日本公証人連合会から10年前に出された全国銀行協会への嘆願書は次のような論旨で門前払いになっています。
1.公正証書遺言の無効が裁判所で争われた件数は、24件。そのうち11件に無効の判決。わが国の訴訟事情からみて氷山の一角にすぎないことは想像に難くない。
2.遺言原稿の事前作成と遺言者の口授の問題は学者や裁判所関係者によって警鐘がならされているが、一向に改善していない。
3.現在の公証人の任用方法と正規の養成制度を欠くとの指摘。裁判官、弁護士、行政官等の職歴を持つ者が無試験で、しかも公証人に不可欠と思われる実地研修さえも免除されて任用されていることである。弁護士出身者はいない。
4.判断能力に問題があっても、遺言は野放し状態である。銀行は、問題のある公正証書遺言の被害者となっている。
・・・凄いですね。
公証人の半数が元裁判官で残りがいわゆるヤメ検ですが、ずいぶんと辛らつなことのようです。

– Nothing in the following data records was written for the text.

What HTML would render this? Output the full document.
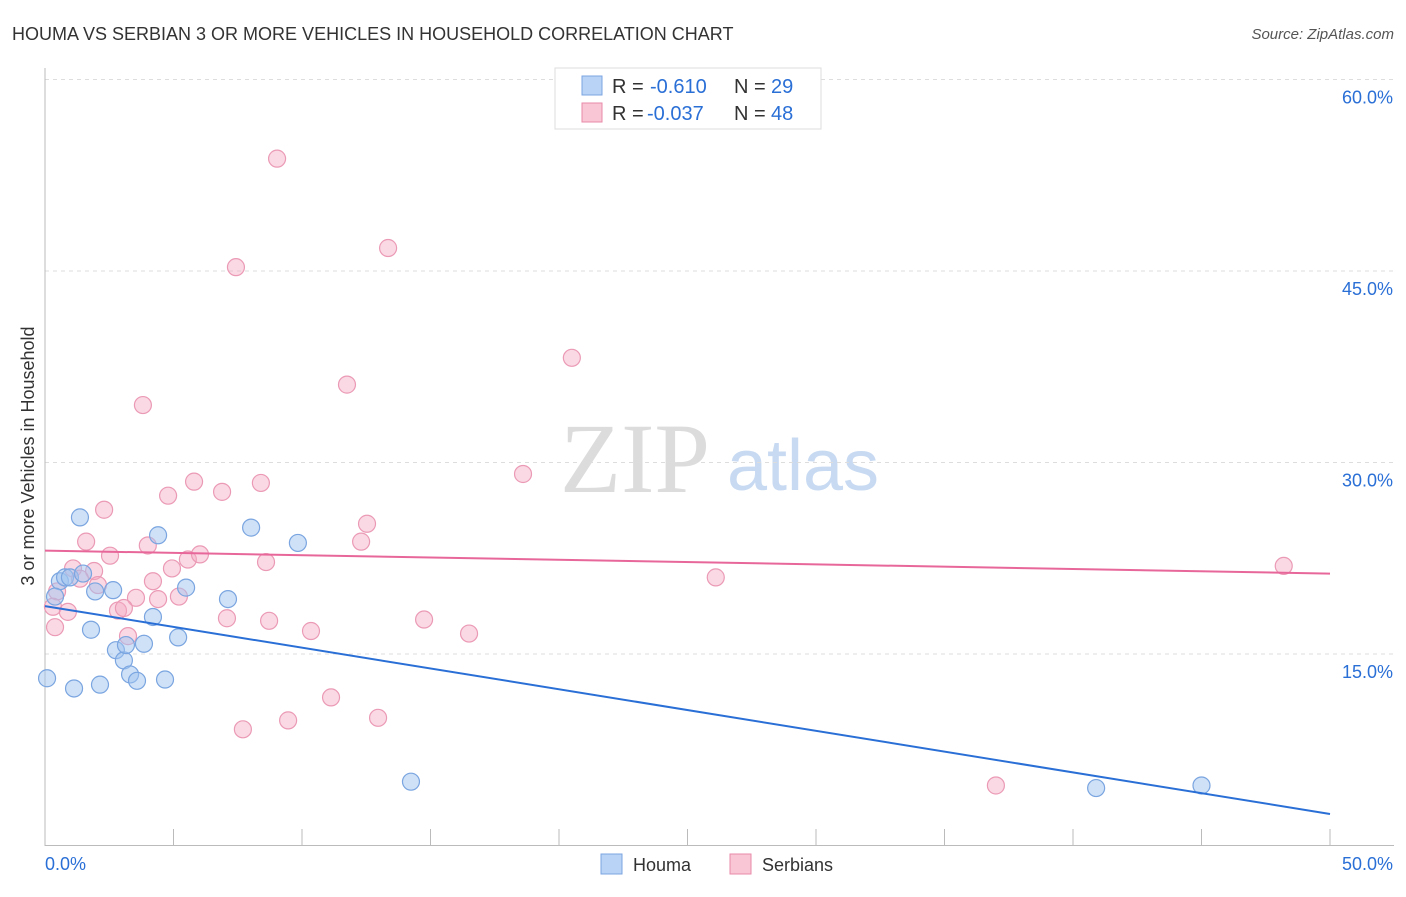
<!DOCTYPE html>
<html><head><meta charset="utf-8"><style>
body{margin:0;background:#fff;font-family:"Liberation Sans",sans-serif;}
</style></head><body>
<svg id="chart" width="1406" height="892" style="font-family:'Liberation Sans',sans-serif">
<text x="12" y="40" font-size="18" fill="#333">HOUMA VS SERBIAN 3 OR MORE VEHICLES IN HOUSEHOLD CORRELATION CHART</text>
<text x="1394" y="39" font-size="15" fill="#555" font-style="italic" text-anchor="end">Source: ZipAtlas.com</text>
<g><text x="635" y="492" font-size="100" fill="#dcdcdc" style="font-family:'Liberation Serif',serif" text-anchor="middle">ZIP</text><text x="803" y="490" font-size="72" fill="#c8daf2" text-anchor="middle">atlas</text></g>
<g id="grid"></g><g id="axes"></g><g id="marks"></g>
<text transform="translate(34,456) rotate(-90)" font-size="18" fill="#333" text-anchor="middle">3 or more Vehicles in Household</text>
<g font-size="20">
<rect x="555" y="68" width="266" height="61" fill="#fff" stroke="#ddd"/>
<rect x="582" y="76" width="20" height="19" fill="#b8d3f5" stroke="#7aa5e0"/>
<rect x="582" y="103" width="20" height="19" fill="#f9c6d6" stroke="#e88aa8"/>
<text x="612" y="93" fill="#333">R =</text><text x="650" y="93" fill="#2a6fd6">-0.610</text><text x="734" y="93" fill="#333">N =</text><text x="771" y="93" fill="#2a6fd6">29</text>
<text x="612" y="120" fill="#333">R =</text><text x="647" y="120" fill="#2a6fd6">-0.037</text><text x="734" y="120" fill="#333">N =</text><text x="771" y="120" fill="#2a6fd6">48</text>
</g>
<g>
<rect x="601" y="854" width="21" height="20" fill="#b8d3f5" stroke="#7aa5e0"/><text x="633" y="871" font-size="18" fill="#333">Houma</text>
<rect x="730" y="854" width="21" height="20" fill="#f9c6d6" stroke="#e88aa8"/><text x="762" y="871" font-size="18" fill="#333">Serbians</text>
</g>
</svg>
<script>
const houmaX=[0.08,0.58,0.78,0.97,1.48,1.36,0.39,1.79,1.95,2.65,2.76,3.07,3.15,3.31,3.58,3.85,4.2,4.4,4.67,5.18,5.49,7.12,8.02,9.84,14.24,40.9,45.0,1.13,2.14];
const houmaY=[13.1,20.7,21.0,21.0,21.3,25.7,19.5,16.9,19.9,20.0,15.3,14.5,15.7,13.4,12.9,15.8,17.9,24.3,13.0,16.3,20.2,19.3,24.9,23.7,5.0,4.5,4.7,12.3,12.6];
const serbX=[9.03,7.43,13.35,20.5,11.75,3.81,18.6,5.8,8.4,4.79,6.89,2.3,12.53,12.3,1.6,4.0,2.53,5.56,6.03,8.6,1.09,1.91,4.94,1.36,2.06,4.2,26.1,48.2,0.47,3.54,4.4,5.21,0.31,2.84,3.07,0.89,0.39,7.08,8.72,14.75,10.35,16.5,3.23,11.13,12.96,9.46,7.7,37.0];
const serbY=[53.8,45.3,46.8,38.2,36.1,34.5,29.1,28.5,28.4,27.4,27.7,26.3,25.2,23.8,23.8,23.5,22.7,22.4,22.8,22.2,21.7,21.5,21.7,20.9,20.4,20.7,21.0,21.9,19.9,19.4,19.3,19.5,18.7,18.4,18.6,18.3,17.1,17.8,17.6,17.7,16.8,16.6,16.4,11.6,10.0,9.8,9.1,4.7];
const houmaTrend=[18.75,2.47];
const serbTrend=[23.1,21.3];
const yTicks=[15,30,45,60];
const xTickVals=[0,5,10,15,20,25,30,35,40,45,50];
const NS='http://www.w3.org/2000/svg';
const sx=v=>45+v*25.7, sy=v=>845.5-v*12.767;
function mk(p,t,a){const e=document.createElementNS(NS,t);for(const k in a)e.setAttribute(k,a[k]);p.appendChild(e);return e;}
const grid=document.getElementById('grid'),axes=document.getElementById('axes'),marks=document.getElementById('marks');
yTicks.forEach(v=>{
 const l=mk(grid,'line',{x1:45,x2:1394,y1:sy(v),y2:sy(v),stroke:'#ddd','stroke-dasharray':'4,4'});
 
 
 const t=mk(axes,'text',{x:1393,y:sy(v)+24,'font-size':18,fill:'#2a6fd6','text-anchor':'end'});t.textContent=v.toFixed(1)+'%';
 
 
});
const ya=mk(axes,'line',{x1:45,x2:45,y1:68,y2:846,stroke:'#bbb'});


const xa=mk(axes,'line',{x1:45,x2:1394,y1:845.5,y2:845.5,stroke:'#bbb'});


xTickVals.forEach(v=>{
 const l=mk(axes,'line',{x1:sx(v),x2:sx(v),y1:829,y2:846,stroke:'#bbb'});
 
 
});
[[0,'start',45],[50,'end',1393]].forEach(([v,a,x])=>{
 const t=mk(axes,'text',{x:x,y:870,'font-size':18,fill:'#2a6fd6','text-anchor':a});t.textContent=v.toFixed(1)+'%';
 
 
});
serbX.forEach((x,i)=>{
 const c=mk(marks,'circle',{cx:sx(x),cy:sy(serbY[i]),r:8.5,fill:'rgba(245,170,195,0.45)',stroke:'#eb9ab5','stroke-width':1.2});
 
 
});
houmaX.forEach((x,i)=>{
 const c=mk(marks,'circle',{cx:sx(x),cy:sy(houmaY[i]),r:8.5,fill:'rgba(160,195,240,0.5)',stroke:'#7aa5e0','stroke-width':1.2});
 
 
});
const tb=mk(marks,'line',{x1:sx(0),x2:sx(50),y1:sy(houmaTrend[0]),y2:sy(houmaTrend[1]),stroke:'#2a6fd6','stroke-width':2});


const tp=mk(marks,'line',{x1:sx(0),x2:sx(50),y1:sy(serbTrend[0]),y2:sy(serbTrend[1]),stroke:'#e8679a','stroke-width':2});


</script>
</body></html>
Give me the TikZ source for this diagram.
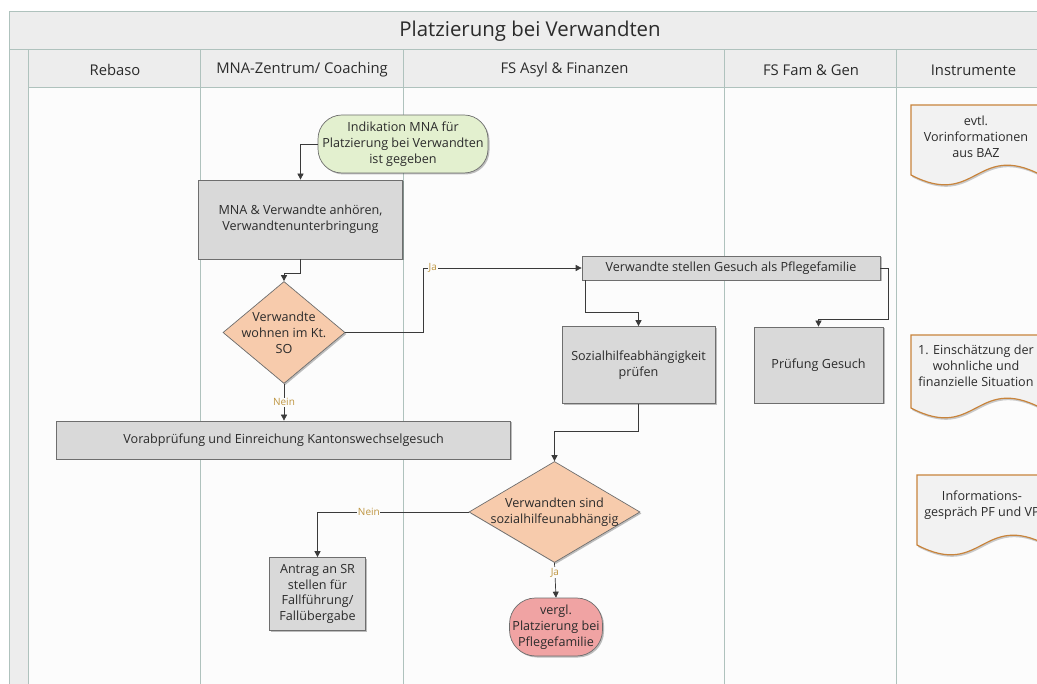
\documentclass[tikz,border=0pt]{standalone}
\usepackage{fontspec}
\setmainfont{Open Sans}
\usetikzlibrary{shapes.geometric,shadows,arrows.meta,calc}
\definecolor{laneline}{HTML}{AFC2BD}
\definecolor{headbg}{HTML}{EDEDED}
\definecolor{bodybg}{HTML}{FCFCFC}
\definecolor{boxfill}{HTML}{D9D9D9}
\definecolor{boxline}{HTML}{6E6E6E}
\definecolor{startfill}{HTML}{E3F0CF}
\definecolor{endfill}{HTML}{F0A3A3}
\definecolor{decfill}{HTML}{F7CBAC}
\definecolor{docline}{HTML}{C8843C}
\definecolor{docfill}{HTML}{F2F2F2}
\definecolor{lblcol}{HTML}{BE9540}
\definecolor{txt}{HTML}{2B2B2B}
\definecolor{edgecol}{HTML}{3A3A3A}
\begin{document}
\begin{tikzpicture}[x=1pt,y=-1pt,
  every node/.style={text=txt,font=\fontsize{12.6}{15.8}\selectfont,align=center},
  shade/.style={drop shadow={shadow xshift=1.5pt,shadow yshift=-1.5pt,opacity=0.25,fill=black}},
  procbox/.style={draw=boxline,fill=boxfill,line width=0.7pt,inner sep=0pt,shade},
  termstart/.style={draw=boxline,fill=startfill,line width=0.7pt,rounded corners=24pt,inner sep=0pt,shade},
  termend/.style={draw=boxline,fill=endfill,line width=0.7pt,rounded corners=24pt,inner sep=0pt,shade},
  decision/.style={diamond,draw=boxline,fill=decfill,line width=0.7pt,inner sep=0pt,shade},
  dectext/.style={label={[align=center,text=txt,font=\fontsize{12.6}{15.8}\selectfont]center:#1}},
  doctext/.style={inner sep=0pt,minimum width=130pt},
  docshape/.style={draw=docline,fill=docfill,line width=1.2pt,drop shadow={shadow xshift=1pt,shadow yshift=-2pt,opacity=0.2,fill=black}},
  arr/.style={draw=edgecol,line width=0.7pt,-{Triangle[length=6pt,width=6pt]}},
  lbl/.style={text=lblcol,font=\fontsize{10}{11}\selectfont,fill=bodybg,inner sep=0.6pt},
  lane/.style={draw=laneline,line width=1pt},
  headtxt/.style={font=\fontsize{14.8}{17}\selectfont}
]
\clip (0,0) rectangle (1037,684);
\fill[white] (0,0) rectangle (1037,684);

% pool frame, title band, lane headers
\fill[bodybg] (9.5,88) rectangle (1080,700);
\fill[headbg] (9.5,12) rectangle (1080,88);
\fill[headbg] (9.5,88) rectangle (28.5,700);
\draw[lane] (1080,12) -- (9.5,12) -- (9.5,700);
\draw[lane] (9.5,50) -- (1080,50);
\draw[lane] (28.5,88) -- (1080,88);
\foreach \lx in {28.5,200.5,403.5,724.5,896.5}
  \draw[lane] (\lx,50) -- (\lx,700);

\node[font=\fontsize{20.4}{23}\selectfont] (title) at (530,31) {Platzierung bei Verwandten};
\node[headtxt] (hRebaso) at (115,70) {Rebaso};
\node[headtxt] (hMNA) at (302,70) {MNA-Zentrum/ Coaching};
\node[headtxt] (hAsyl) at (564.5,70) {FS Asyl \& Finanzen};
\node[headtxt] (hFam) at (811,70) {FS Fam \& Gen};
\node[headtxt] (hInst) at (973.5,70) {Instrumente};

% process nodes
\node[termstart,minimum width=170pt,minimum height=58pt] (start) at (403,144)
  {Indikation MNA für\\Platzierung bei Verwandten\\ist gegeben};
\node[procbox,minimum width=204pt,minimum height=79pt] (hear) at (300.5,219.5)
  {MNA \& Verwandte anhören,\\Verwandtenunterbringung};
\node[decision,minimum width=122pt,minimum height=102pt,
  dectext={Verwandte\\wohnen im Kt.\\SO}] (live) at (284,332.5) {};
\node[procbox,minimum width=298pt,minimum height=24pt] (gesuch) at (731,268)
  {Verwandte stellen Gesuch als Pflegefamilie};
\node[procbox,minimum width=153pt,minimum height=77pt] (sozial) at (638.5,365)
  {Sozialhilfeabhängigkeit\\prüfen};
\node[procbox,minimum width=129pt,minimum height=76pt] (pruef) at (818.5,365)
  {Prüfung Gesuch};
\node[procbox,minimum width=454pt,minimum height=38pt] (vorab) at (283.7,440)
  {Vorabprüfung und Einreichung Kantonswechselgesuch};
\node[decision,minimum width=171pt,minimum height=101pt,
  dectext={Verwandten sind\\sozialhilfeunabhängig}] (unab) at (554.5,512) {};
\node[procbox,minimum width=96pt,minimum height=73pt] (antrag) at (317.5,594)
  {Antrag an SR\\stellen für\\Fallführung/\\Fallübergabe};
\node[termend,minimum width=93pt,minimum height=58pt,rounded corners=26pt] (pflege) at (556,627)
  {vergl.\\Platzierung bei\\Pflegefamilie};

% documents in the Instrumente lane
\newcommand{\docpath}[3]{% left x, top y, wave base y
  \path[docshape] (#1,#2) -- ++(130,0) -- (#1+130,#3)
    .. controls (#1+65,#3-34) and (#1+65,#3+34) .. (#1,#3) -- cycle;}
\docpath{911}{105}{175}
\node[doctext] (docBAZ) at (976,137) {evtl.\\Vorinformationen\\aus BAZ};
\docpath{911}{335}{408}
\node[doctext] (docEin) at (976,366) {1. Einschätzung der\\wohnliche und\\finanzielle Situation};
\docpath{917}{475}{545}
\node[doctext] (docInfo) at (982,505.5) {Informations-\\gespräch PF und VP};

% connectors
\draw[arr] (start.west) -| (hear.north);
\draw[arr] (hear.south) -- ++(0,14) -| (live.north);
\draw[arr] (live.east) -- ++(78,0) |- (gesuch.west)
  node[lbl,pos=0.53] {Ja};
\draw[arr] ([xshift=4pt]gesuch.south west) -- ++(0,32) -| (sozial.north);
\draw[arr] (gesuch.east) -- ++(8,0) -- ++(0,51) -| (pruef.north);
\draw[arr] (live.south) -- (live.south |- vorab.north)
  node[lbl,pos=0.5] {Nein};
\draw[arr] (sozial.south) -- ++(0,28) -| (unab.north);
\draw[arr] (unab.west) -| (antrag.north)
  node[lbl,pos=0.33] {Nein};
\draw[arr] (unab.south) -- (pflege.north)
  node[lbl,pos=0.28] {Ja};
\end{tikzpicture}
\end{document}
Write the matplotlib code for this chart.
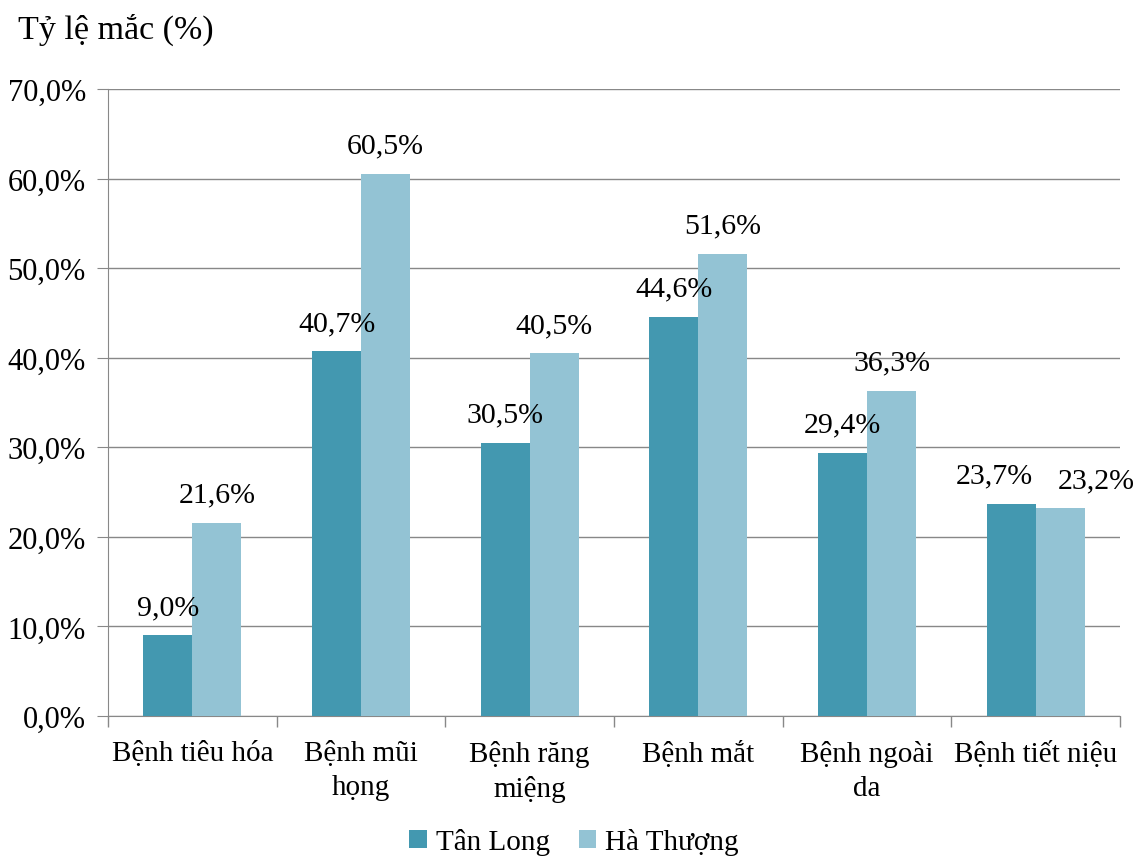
import numpy as np
import matplotlib.pyplot as plt
from matplotlib.ticker import FuncFormatter

plt.rcParams['font.family'] = ['Liberation Serif', 'DejaVu Serif']

categories = ['Bệnh tiêu hóa', 'Bệnh mũi\nhọng', 'Bệnh răng\nmiệng',
              'Bệnh mắt', 'Bệnh ngoài\nda', 'Bệnh tiết niệu']
tan_long = [9.0, 40.7, 30.5, 44.6, 29.4, 23.7]
ha_thuong = [21.6, 60.5, 40.5, 51.6, 36.3, 23.2]
series_names = ['Tân Long', 'Hà Thượng']
colors = ['#4398b0', '#93c3d4']
# horizontal nudge (points) of the value labels so the last pair doesn't collide
label_shift = [[0, 0, 0, 0, 0, -12], [0, 0, 0, 0, 0, 26]]

fig = plt.figure(figsize=(11.44, 8.62), dpi=100)
ax = fig.add_axes([108 / 1144, 1 - 717 / 862, (1120 - 108) / 1144, (717 - 90) / 862])

x = np.arange(len(categories))
w = 0.29
for i, (vals, name, c) in enumerate(zip([tan_long, ha_thuong], series_names, colors)):
    pos = x + (i - 0.5) * w
    ax.bar(pos, vals, width=w, color=c, label=name, zorder=3)
    for p, v, dx in zip(pos, vals, label_shift[i]):
        ax.annotate(f'{v:.1f}%'.replace('.', ','), (p, v), xytext=(dx, 11),
                    textcoords='offset points', ha='center', va='bottom',
                    fontsize=21.5, zorder=4, annotation_clip=False)

ax.set_xlim(-0.5, len(categories) - 0.5)
ax.set_ylim(0, 70)
ax.set_yticks(np.arange(0, 71, 10))
ax.yaxis.set_major_formatter(FuncFormatter(lambda v, _: f'{v:.1f}%'.replace('.', ',')))
ax.set_xticks(x)
ax.set_xticklabels(categories, fontsize=21, linespacing=1.38)
ax.set_xticks(np.arange(-0.5, len(categories)), minor=True)
ax.tick_params(axis='x', which='major', length=0, pad=17.5)
ax.tick_params(axis='x', which='minor', length=8, color='#888888', width=1)
ax.tick_params(axis='y', length=8, color='#888888', labelsize=22, pad=8)

ax.grid(axis='y', color='#888888', linewidth=1, zorder=0)
for s in ['top', 'right']:
    ax.spines[s].set_visible(False)
for s in ['left', 'bottom']:
    ax.spines[s].set_color('#888888')

fig.text(18 / 1144, 1 - 30 / 862, 'Tỷ lệ mắc (%)', fontsize=24.5, va='center', ha='left')

fig.legend(loc='center', bbox_to_anchor=(574 / 1144, 1 - 843 / 862), ncol=2, frameon=False,
           fontsize=21, handlelength=0.6, handleheight=0.6, handletextpad=0.3,
           columnspacing=1.0)

fig.savefig('out.png', dpi=100)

実は、10年以上前ですがある信託銀行のOBの方を相続セミナーの講師に招いていた時期があります。
その講師の実体験のお話が現実を物語っていました。
・・・・遺言者の入院先の病院に出向いてきた公証人が来た時の話です。
公証人「おばあちゃん。おはようございます。」
おばあちゃん「はあ?あ?あ?・・・」
まだらボケであったおばあちゃんはこの日はどうも調子が悪いようでした。
公証人「これはちょっと・・だめですね。午後また来ましょう!」
午後また来たときはすっかり機嫌のいいおばあちゃんでした。
公証人「それでは、読み上げます。よろしいですか?」
おばあちゃん「はい!」
公証人「はいっていいましてね。証人の方も確認よろしいですか。」
無事に公正証書遺言書はつくられました。
話は10年前から現代に戻って・・・
やはりこの世界はお金が絶大な権力をもつのでしょうか。
先月のトランプ大統領誕生とその前のイギリスのEU離脱で世界の潮流は完全にグローバリズム(国際金融資本)の支配からナショナリズム(アメリカファースト・ジャパンファースト)にシフトしましたね。
日本における若者はもうとっくに物=お金でなくスピリッチャルな世界になっています。
法治国家としてのリーダーだった元裁判官がこんな仕打ち?受けている日本ですが世界は希望の未来に向かっていますので全国の相続人の方は肩を落とさずに来年に期待しましょう。